Fun Fact: All three new releases this week deal in one way or another with historical events. And the one furthest away from the truth is the best bet of the week.
1. Risen (Sony/Columbia, 2.915 Theaters, 107 Minutes, Rated PG-13 for Biblical violence including some disturbing images, Rotten Tomatoes Tomatometer at press time: 56% Fresh [62 reviews]): A cult leader is sentence to death by authorities for inspiring the local populace to rise up against their master. The authorities figure this will end the cult once and for all, but they are disturbed by reports that the cult leader has come back to life. When officers check on the cult leader’s final resting place, they find it open and his body missing. An all-out search begins to find the body before a full-blown rebellion breaks out.
Replace “cult leader” with “Jesus Christ” (or Yeshua, as he is called here), and you have the plot to this film.
This is a fresh take on the often told story of Christ. Approaching from the Roman side after his resurrection as essentially a crime procedural is definitely inspired. With Easter fast approaching, it will be interesting to see if the film has legs enough to last to the holiday it is all about.
2. Race (Focus Features, 2,369 Theaters,134 Minutes, Rated PG-13 for thematic elements and language, Rotten Tomatoes Tomatometer at press time: 61% Fresh [84 reviews]): In 1936, Adolph Hitler had been in power for about 3 years, and his idea of an Aryan master race was starting to gain traction. Proof that people with blonde hair, blue eyes and white skin were far superior to other, inferior races would be seen at the Berlin Olympics that year.

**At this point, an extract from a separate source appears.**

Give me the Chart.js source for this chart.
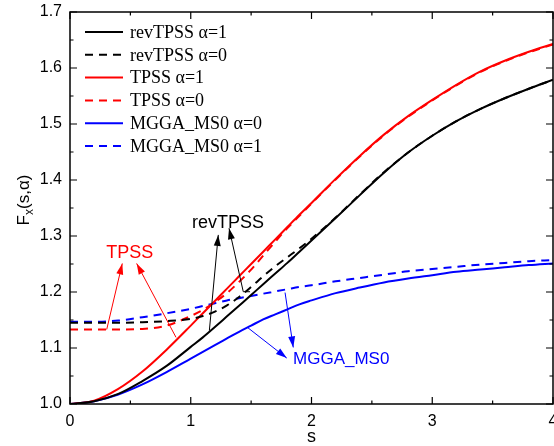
<!DOCTYPE html>
<html>
<head>
<meta charset="utf-8">
<script src="https://cdn.jsdelivr.net/npm/chart.js@4.4.1/dist/chart.umd.min.js"></script>
<style>
  html, body { margin: 0; padding: 0; background: #fff; }
  #wrap { width: 554px; height: 446px; }
</style>
</head>
<body>
<div id="wrap"><canvas id="fx"></canvas></div>
<script>
// reduced gradient s
const sValues = [0, 0.2, 0.4, 0.6, 0.8, 1.0, 1.1, 1.2, 1.3, 1.4, 1.5, 1.6, 1.7, 1.8, 1.9, 2.0,
                 2.2, 2.4, 2.6, 2.8, 3.0, 3.2, 3.4, 3.6, 3.8, 4.0];

// enhancement factor F_x(s, alpha)
const revTpssA1 = [1.000, 1.005, 1.018, 1.041, 1.068, 1.102, 1.119, 1.1375, 1.1565, 1.1755, 1.1945, 1.214, 1.233,
                   1.252, 1.272, 1.292, 1.332, 1.373, 1.413, 1.449, 1.479, 1.505, 1.527, 1.546, 1.563, 1.579];
const revTpssA0 = [1.145, 1.145, 1.145, 1.146, 1.148, 1.152, 1.157, 1.165, 1.176, 1.191, 1.209, 1.228, 1.246,
                   1.262, 1.278, 1.295, 1.333, 1.374, 1.414, 1.449, 1.479, 1.505, 1.527, 1.546, 1.563, 1.579];
const tpssA1    = [1.000, 1.006, 1.027, 1.058, 1.097, 1.140, 1.162, 1.184, 1.206, 1.228, 1.250, 1.272, 1.294,
                   1.316, 1.338, 1.359, 1.402, 1.443, 1.481, 1.514, 1.543, 1.570, 1.594, 1.613, 1.629, 1.643];
const tpssA0    = [1.133, 1.133, 1.133, 1.134, 1.140, 1.157, 1.168, 1.182, 1.198, 1.218, 1.240, 1.265, 1.290,
                   1.314, 1.336, 1.358, 1.401, 1.442, 1.480, 1.513, 1.542, 1.569, 1.593, 1.612, 1.628, 1.642];
const ms0A0     = [1.000, 1.005, 1.017, 1.035, 1.057, 1.081, 1.093, 1.105, 1.117, 1.129, 1.140, 1.151, 1.160,
                   1.169, 1.178, 1.185, 1.198, 1.208, 1.217, 1.224, 1.230, 1.236, 1.240, 1.244, 1.248, 1.251];
const ms0A1     = [1.147, 1.147, 1.149, 1.155, 1.162, 1.170, 1.175, 1.180, 1.185, 1.189, 1.193, 1.197, 1.201,
                   1.205, 1.209, 1.212, 1.219, 1.225, 1.231, 1.237, 1.241, 1.245, 1.249, 1.252, 1.255, 1.257];

const xTicks = [0, 1, 2, 3, 4];
const yTicks = [1.0, 1.1, 1.2, 1.3, 1.4, 1.5, 1.6, 1.7];

// callouts, in data units: label anchor and arrows (tail -> ... -> head)
const callouts = [
  { text: 'TPSS', color: '#ff0000', at: [0.494, 1.270], align: 'center', size: 18,
    arrows: [[[0.304, 1.133], [0.433, 1.251]], [[0.878, 1.119], [0.552, 1.251]]] },
  { text: 'revTPSS', color: '#000000', at: [1.309, 1.324], align: 'center', size: 18,
    arrows: [[[1.154, 1.131], [1.228, 1.302]], [[1.491, 1.2005], [1.435, 1.2005], [1.317, 1.314]]] },
  { text: 'MGGA_MS0', color: '#0000ff', at: [1.847, 1.079], align: 'left', size: 17,
    arrows: [[[1.468, 1.137], [1.795, 1.082]], [[1.781, 1.199], [1.849, 1.101]]] }
];

const SANS = "'Liberation Sans', Arial, sans-serif";
const SERIF = "'Liberation Serif', 'Times New Roman', serif";
const DASH = [8, 6];

function series(label, ys, color, dashed) {
  return {
    label,
    data: sValues.map((s, i) => ({ x: s, y: ys[i] })),
    borderColor: color,
    backgroundColor: color,
    borderWidth: 2,
    borderDash: dashed ? DASH : [],
    pointRadius: 0,
    showLine: true,
    fill: false,
    cubicInterpolationMode: 'monotone'
  };
}

// frame with inward major/minor ticks on all four sides, plus axis titles
const framePlugin = {
  id: 'frame',
  afterDatasetsDraw(chart) {
    const { ctx, chartArea: a, scales: { x, y } } = chart;
    ctx.save();
    ctx.strokeStyle = '#000';
    ctx.lineWidth = 1.5;
    ctx.strokeRect(a.left, a.top, a.right - a.left, a.bottom - a.top);
    ctx.lineWidth = 1.2;
    ctx.beginPath();
    for (let v = 0; v <= 4.0001; v += 0.5) {
      const px = x.getPixelForValue(v);
      const len = Math.abs(v - Math.round(v)) < 1e-6 ? 7 : 3.5;
      ctx.moveTo(px, a.bottom); ctx.lineTo(px, a.bottom - len);
      ctx.moveTo(px, a.top); ctx.lineTo(px, a.top + len);
    }
    for (let k = 0; k <= 14; k++) {
      const py = y.getPixelForValue(1.0 + k * 0.05);
      const len = k % 2 === 0 ? 7 : 3.5;
      ctx.moveTo(a.left, py); ctx.lineTo(a.left + len, py);
      ctx.moveTo(a.right, py); ctx.lineTo(a.right - len, py);
    }
    ctx.stroke();

    ctx.fillStyle = '#000';
    ctx.textBaseline = 'alphabetic';

    // x axis title
    ctx.font = '18px ' + SANS;
    ctx.textAlign = 'center';
    ctx.fillText('s', (a.left + a.right) / 2, 441.5);

    // y axis title F_x(s,α)
    ctx.textAlign = 'left';
    ctx.translate(29, (a.top + a.bottom) / 2 - 8);
    ctx.rotate(-Math.PI / 2);
    const big = '17px ' + SANS, small = '12px ' + SANS;
    ctx.font = big;
    const wF = ctx.measureText('F').width;
    ctx.font = small;
    const wx = ctx.measureText('x').width;
    ctx.font = big;
    const wRest = ctx.measureText('(s,α)').width;
    let cx = -(wF + wx + wRest) / 2;
    ctx.fillText('F', cx, 0); cx += wF;
    ctx.font = small; ctx.fillText('x', cx, 4); cx += wx;
    ctx.font = big; ctx.fillText('(s,α)', cx, 0);
    ctx.restore();
  }
};

// legend block in the upper left of the plot
const legendPlugin = {
  id: 'boxLegend',
  afterDatasetsDraw(chart) {
    const { ctx } = chart;
    ctx.save();
    chart.data.datasets.forEach((ds, i) => {
      const yy = 32 + i * 22.8;
      ctx.strokeStyle = ds.borderColor;
      ctx.lineWidth = 2;
      ctx.setLineDash(ds.borderDash);
      ctx.beginPath();
      ctx.moveTo(85, yy); ctx.lineTo(123, yy);
      ctx.stroke();
      ctx.setLineDash([]);
      ctx.fillStyle = '#000';
      ctx.font = '18px ' + SERIF;
      ctx.textBaseline = 'middle';
      ctx.textAlign = 'left';
      ctx.fillText(ds.label, 130, yy + 1);
    });
    ctx.restore();
  }
};

// text callouts with arrows pointing at the curves
const calloutPlugin = {
  id: 'callouts',
  afterDatasetsDraw(chart) {
    const { ctx, scales: { x, y } } = chart;
    const px = p => [x.getPixelForValue(p[0]), y.getPixelForValue(p[1])];
    ctx.save();
    callouts.forEach(c => {
      ctx.strokeStyle = c.color;
      ctx.fillStyle = c.color;
      ctx.lineWidth = 1;
      c.arrows.forEach(path => {
        const pts = path.map(px);
        ctx.beginPath();
        ctx.moveTo(pts[0][0], pts[0][1]);
        for (let i = 1; i < pts.length; i++) ctx.lineTo(pts[i][0], pts[i][1]);
        ctx.stroke();
        const [hx, hy] = pts[pts.length - 1];
        const [tx, ty] = pts[pts.length - 2];
        const ang = Math.atan2(hy - ty, hx - tx);
        const L = 11, W = 3.5;
        ctx.beginPath();
        ctx.moveTo(hx, hy);
        ctx.lineTo(hx - L * Math.cos(ang) + W * Math.sin(ang), hy - L * Math.sin(ang) - W * Math.cos(ang));
        ctx.lineTo(hx - L * Math.cos(ang) - W * Math.sin(ang), hy - L * Math.sin(ang) + W * Math.cos(ang));
        ctx.closePath();
        ctx.fill();
      });
      const [lx, ly] = px(c.at);
      ctx.font = c.size + 'px ' + SANS;
      ctx.textAlign = c.align;
      ctx.textBaseline = 'middle';
      ctx.fillText(c.text, lx, ly);
    });
    ctx.restore();
  }
};

new Chart(document.getElementById('fx'), {
  type: 'scatter',
  data: {
    datasets: [
      series('revTPSS α=1', revTpssA1, '#000000', false),
      series('revTPSS α=0', revTpssA0, '#000000', true),
      series('TPSS α=1', tpssA1, '#ff0000', false),
      series('TPSS α=0', tpssA0, '#ff0000', true),
      series('MGGA_MS0 α=0', ms0A0, '#0000ff', false),
      series('MGGA_MS0 α=1', ms0A1, '#0000ff', true)
    ]
  },
  options: {
    responsive: true,
    maintainAspectRatio: false,
    animation: false,
    layout: { padding: { left: 0, right: 1, top: 12, bottom: 0 } },
    plugins: { legend: { display: false }, tooltip: { enabled: false } },
    scales: {
      x: {
        type: 'linear', min: 0, max: 4,
        afterBuildTicks: s => { s.ticks = xTicks.map(v => ({ value: v })); },
        afterFit: s => { s.height = 42; s.paddingLeft = 0; s.paddingRight = 0; },
        grid: { display: false, drawTicks: false },
        border: { display: false },
        ticks: { color: '#000', font: { family: SANS, size: 16 }, padding: 8, maxRotation: 0, autoSkip: false }
      },
      y: {
        type: 'linear', min: 1.0, max: 1.7,
        afterBuildTicks: s => { s.ticks = yTicks.map(v => ({ value: v })); },
        afterFit: s => { s.width = 70; s.paddingTop = 0; s.paddingBottom = 0; },
        grid: { display: false, drawTicks: false },
        border: { display: false },
        ticks: { color: '#000', font: { family: SANS, size: 16 }, padding: 8, autoSkip: false,
                 callback: v => Number(v).toFixed(1) }
      }
    }
  },
  plugins: [framePlugin, legendPlugin, calloutPlugin]
});
</script>
</body>
</html>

Enter Jesse Owens. The African-American was the antithesis of Hitler’s ideal. According to Hitler’s logic, Owens should have finished last in every event he competed in. Instead, he won four gold medals and set one world record in the games.

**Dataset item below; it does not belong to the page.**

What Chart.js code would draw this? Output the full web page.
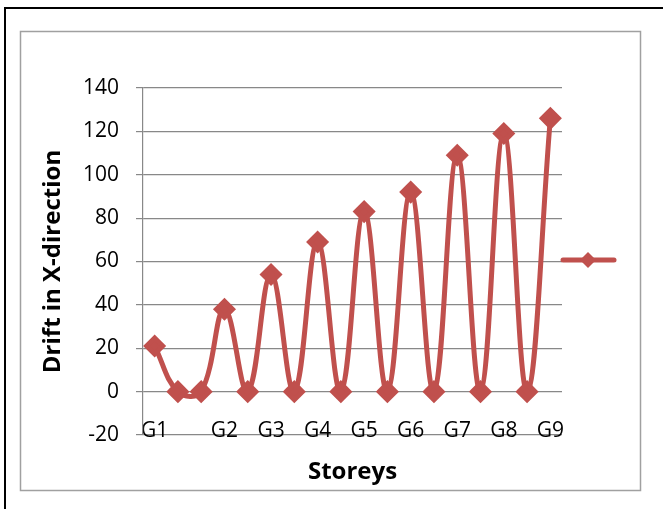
<!DOCTYPE html>
<html>
<head>
<meta charset="utf-8">
<script src="https://cdn.jsdelivr.net/npm/chart.js@4"></script>
<style>
  body { margin: 0; background: #fff; }
  #wrap { width: 663px; height: 509px; }
</style>
</head>
<body>
<div id="wrap"><canvas id="driftChart" width="663" height="509"></canvas></div>
<script>
// storeys along the x axis (blank ones carry no label)
const storeys = ["G1", "", "", "G2", "", "G3", "", "G4", "", "G5", "", "G6", "", "G7", "", "G8", "", "G9"];
// drift in X-direction
const drift = [21, 0, 0, 38, 0, 54, 0, 69, 0, 83, 0, 92, 0, 109, 0, 119, 0, 126];
const yTicks = [-20, 0, 20, 40, 60, 80, 100, 120, 140];

const red = "#C0504D";
const grid = "#888888";

// outer frame, plot frame and the text-less legend key
const frames = {
  id: "frames",
  beforeDraw(chart) {
    const ctx = chart.ctx;
    ctx.save();
    ctx.fillStyle = "#fff";
    ctx.fillRect(0, 0, chart.width, chart.height);
    ctx.strokeStyle = "#000";
    ctx.lineWidth = 2;
    ctx.strokeRect(5, 8, 670, 520);
    ctx.strokeStyle = "#a0a0a0";
    ctx.lineWidth = 1.5;
    ctx.strokeRect(20.5, 31.5, 620, 459);
    ctx.restore();
  },
  afterDraw(chart) {
    const ctx = chart.ctx;
    ctx.save();
    ctx.strokeStyle = red;
    ctx.lineWidth = 5;
    ctx.lineCap = "round";
    ctx.beginPath();
    ctx.moveTo(563, 260);
    ctx.lineTo(614, 260);
    ctx.stroke();
    ctx.fillStyle = red;
    ctx.beginPath();
    ctx.moveTo(588, 252);
    ctx.lineTo(596, 260);
    ctx.lineTo(588, 268);
    ctx.lineTo(580, 260);
    ctx.closePath();
    ctx.fill();
    ctx.restore();
  }
};

new Chart(document.getElementById("driftChart"), {
  type: "line",
  data: {
    labels: storeys,
    datasets: [{
      label: "",
      data: drift,
      borderColor: red,
      backgroundColor: red,
      borderWidth: 5,
      tension: 0.4,
      pointStyle: "rectRot",
      pointRadius: 8,
      pointHoverRadius: 8
    }]
  },
  options: {
    responsive: false,
    animation: false,
    layout: { padding: { top: 88, right: 101, bottom: 0, left: 0 } },
    plugins: { legend: { display: false }, tooltip: { enabled: false } },
    scales: {
      x: {
        offset: true,
        grid: { display: false, drawTicks: false },
        border: { display: false },
        ticks: {
          autoSkip: false,
          maxRotation: 0,
          mirror: true,
          padding: -9,
          color: "#000",
          font: { family: "Open Sans", size: 21 }
        },
        title: {
          display: true,
          text: "Storeys",
          color: "#000",
          font: { family: "Open Sans", size: 24, weight: "bold" },
          padding: { top: 0, bottom: 22 }
        },
        afterFit(s) { s.height = 74; }
      },
      y: {
        min: -20,
        max: 140,
        afterBuildTicks(s) { s.ticks = yTicks.map(v => ({ value: v })); },
        grid: { color: grid, lineWidth: 1.2, tickLength: 7 },
        border: { color: grid, width: 1.2 },
        ticks: {
          padding: 17,
          color: "#000",
          font: { family: "Open Sans", size: 21 }
        },
        title: {
          display: true,
          text: "Drift in X-direction",
          color: "#000",
          font: { family: "Open Sans", size: 24, weight: "bold" },
          padding: { top: 39, bottom: 0 }
        },
        afterFit(s) { s.width = 143; }
      }
    }
  },
  plugins: [frames]
});
</script>
</body>
</html>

As a WWII era buff, this is one of my favorite stories from the time. This is the first scripted film to focus on that event, so, if you want to see it dramatized, here you go.
3. The Witch (A24, 2,046 Theaters, 93 Minutes, Rated R for disturbing violent content and graphic nudity, Rotten Tomatoes Tomatometer at press time: 88% Fresh [127 reviews]): Back in the 1600’s in New England, being weird could have you accused of being a witch. And this was no joke, the accusation usually was followed by a trial and an innocent person being put to death.
This film plays into that paranoia, but this time the witches are real. When the infant son of a Christian family is kidnapped and their crops start failing, the family believes witchcraft is involved. As the bad thing continue happening, the family starts to unravel and their faith is tested far beyond the breaking point.
The film won first time writer/director Robert Eggers the award for directing in the drama category at the 2015 Sundance Film Festival, and has the best reviews of a horror film in a long time. And if you horror fans need more encouragement to go see it, a master of the genre has some good things to say about it:
The Witch scared the hell out of me. And it’s a real movie, tense and thought-provoking as well as visceral.